How it works: A resilient underlayment is laid over the structural subfloor. The new floor (laminate, engineered wood, vinyl plank) is then installed on top, without being nailed or glued to the subfloor. It “floats.” This decoupling is the golden ticket.
Key considerations:
- Check your building’s covenants! Many have required Impact Insulation Class (IIC) ratings. Your system needs to meet or exceed that.
- Don’t skimp on the underlayment. A 3mm rubber or cork composite can perform miracles compared to cheap foam.
- Address flanking noise. Sound can bypass your beautiful floor by traveling through walls. That means acoustic seals under baseboards and attention to perimeter gaps are non-negotiable.
For Dedicated Home Theaters
Here, the game changes. You’re now in a sound containment and refinement zone. The goal is twofold: keep your bass from leaking out, and manage sound inside the room for optimal audio clarity.

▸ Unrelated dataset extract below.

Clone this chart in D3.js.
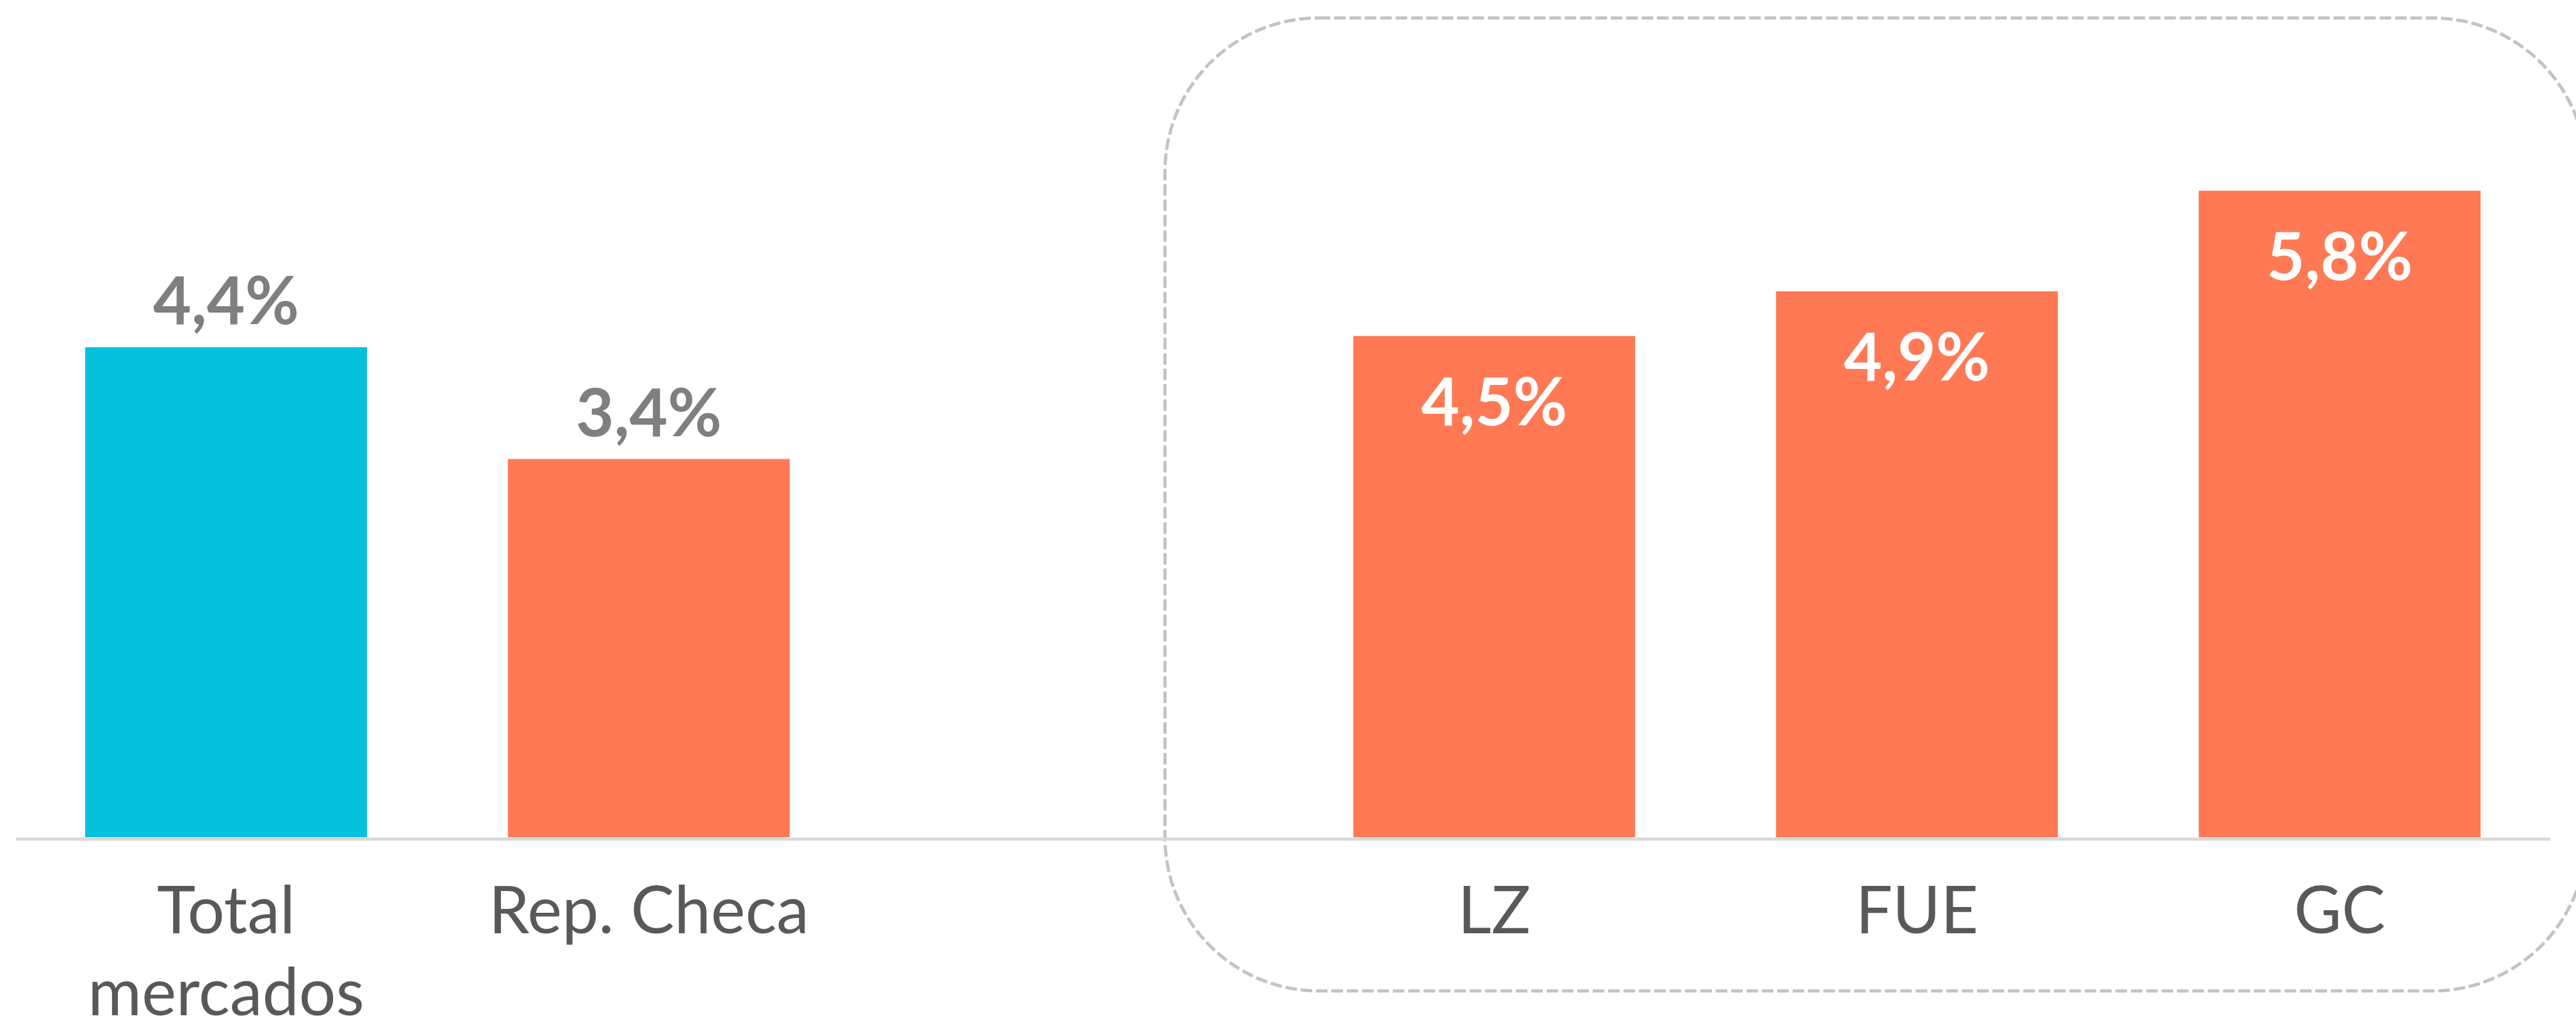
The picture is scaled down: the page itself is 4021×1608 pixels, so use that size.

Impact noise is less of a concern (unless the theater is above a bedroom). Airborne and low-frequency bass transmission are your arch-villains.
The pro approach often involves:
- A “Room Within a Room” concept: This starts with a decoupled, floating subfloor—sometimes on neoprene pucks or springs—to isolate the entire theater structure.
- Mass, mass, and more mass: Layers of dense material like mass-loaded vinyl (MLV) or even a concrete pour (if structurally possible) are used to block sound energy.
- Damping compounds: “Green Glue” between two layers of subfloor is a staple. It turns that vibrational energy into a tiny bit of heat, effectively disappearing it.
- The finishing floor: Often a dense, low-pile carpet with a thick pad. This absorbs reflections inside the room, preventing muddy audio and that “echoey” sound.
Common Pitfalls & What Actually Works
Look, there’s a lot of marketing noise out there. Let’s clear some things up.
Myth: “This luxury vinyl plank has an attached pad, so it’s soundproof.”
Reality: That thin pad is mostly for comfort and minor leveling. For real impact insulation, you almost always need a separate, high-performance acoustic underlayment beneath it.
Myth: “I’ll just use regular foam underlayment. It’s cheaper.”
Reality: Cheap foam compresses and fails over time, losing its decoupling power. It’s a short-term fix with long-term disappointment.
The real winners? Products and systems tested to ASTM standards with published IIC (Impact Insulation Class) and STC (Sound Transmission Class) ratings. A jump of 10 points on the IIC scale means the sound is perceived as halved in loudness. That’s huge.
It’s More Than Just the Floor
Okay, here’s a crucial, often-missed point. Acoustic flooring engineering doesn’t exist in a vacuum. It’s part of a holistic envelope.
Your perfectly isolated floating floor can be completely undermined by sound flanking through:
- Unsealed wall cavities
- Rigid HVAC ducts
- Light fixtures or plumbing penetrations in the ceiling below
Think of it like a boat. You can have a thick, perfect hull (your floor), but if you leave a window open (a flanking path), you’re still going to take on water. The best results come from considering the entire assembly—floor, walls, and ceiling—as an interconnected system.
The Sound of Silence, Engineered
In the end, investing in proper acoustic flooring isn’t just a construction detail. For a multi-family unit, it’s an act of respect—a direct contributor to quality of life and neighborly harmony. For a home theater enthusiast, it’s what transforms a room with a big TV into a true cinematic escape, where you can feel every note and explosion without a hint of guilt or compromise.
It’s the invisible foundation for how we want to live: connected, but not that connected. Free to live, and listen, on our own terms. And that, you know, is worth building right from the ground up.